We have also tested the scenarios where the preprocessing (Robust Scaling + Quantile Transformation + RFECV Feature Selection) remains the same while the base estimator is one of the state-of-the-art classifiers NB, SVM, ANN, or other ones such as DT, Perceptron, Passive Aggressive Classifier (PAC), Linear Discriminant Analysis (LDA) and Gaussian Process Classifier (GPC). The results are in
Table 4 and
Table 5.
5. Discussion
The proposed Majority Voting Algorithms (GKMVB and MKMVB) have several advantages. The performance comparison given in
Table 2 shows that the proposed methods outperform CFARS-AR SVM, CFARS-AR ANN, CFARS-AR NB, and CFARS-AR FL in terms of the optimized precision of the classification on both datasets. An additional point is that our method is more successful on unbalanced datasets with respect to the balanced dataset, which is quite rare in the medical field.
The success of MKMVB on Spectf can be explained roughly by the capability of the Maxwell–Boltzmann distribution to capture the spatial characteristics of the SPECT images, which needs further investigation. Moreover, the ‘quasi’-density function given in Equation (
2) also needs further investigation. From an empirical point of view, the logic behind the general separation capability of this function can be explained by its emphasis on the variance.

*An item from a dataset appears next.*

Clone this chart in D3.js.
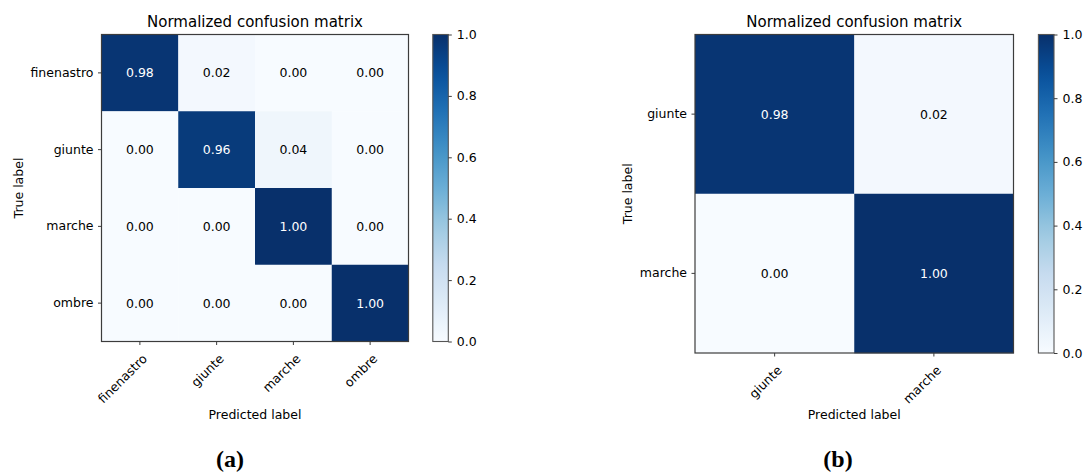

Another point that separates our work from the others is the maximal usage of ensemble learning: first, in the base estimator level where the majority voting is applied; Second, in the bagging phase, where the subsampling is applied; Lastly, in the stacking phase where the classifiers are fused. This three-fold ensemble structure makes the model robust.
One disadvantage of the proposed method is the dependence on the random nature of Bagging Classifiers. Although it almost took two or three trials to get the optimal random state, a Bagging Classifier having a higher average OP (and possibly accuracy) than CFARS-AR FL is, of course, a better option.
One could claim that the methods are too ‘handcrafted’ due to the statistical computations of the attributes, which can be seen as ‘against the spirit of Machine Learning’. While this critique is partly true, we think that making a statistical analysis and grounding the work on the output of this analysis is suited to the framework of ‘Statistical Learning Theory’ as long as the analysis is automatic. Albeit there is a lack of a specific theoretical assessment, such as [
40], we think that assisting the majority vote sum classifiers by characteristics of the distribution of the random variable does no harm. Moreover, since the two datasets have distinct feature characteristics, good optimized precision results imply the ‘generic classifier’ potential of the proposed methods.
For future work, we can note that a density estimation other than a Maxwell–Boltzmann or Gaussian, which would be more accurate and novel than the one at hand, can be developed. Regression variants can be plugged into a Logitboost framework, or more sophisticated new base classifiers can be designed. Classical probability distributions can be evaluated to find the most suitable one for a majority voting scheme. Normality tests other than kurtosis measures can be used or engineered. This work is modular in that all of its methods for ‘density estimation’, ‘normality’, and ‘voting’ can be replaced by more efficient ones.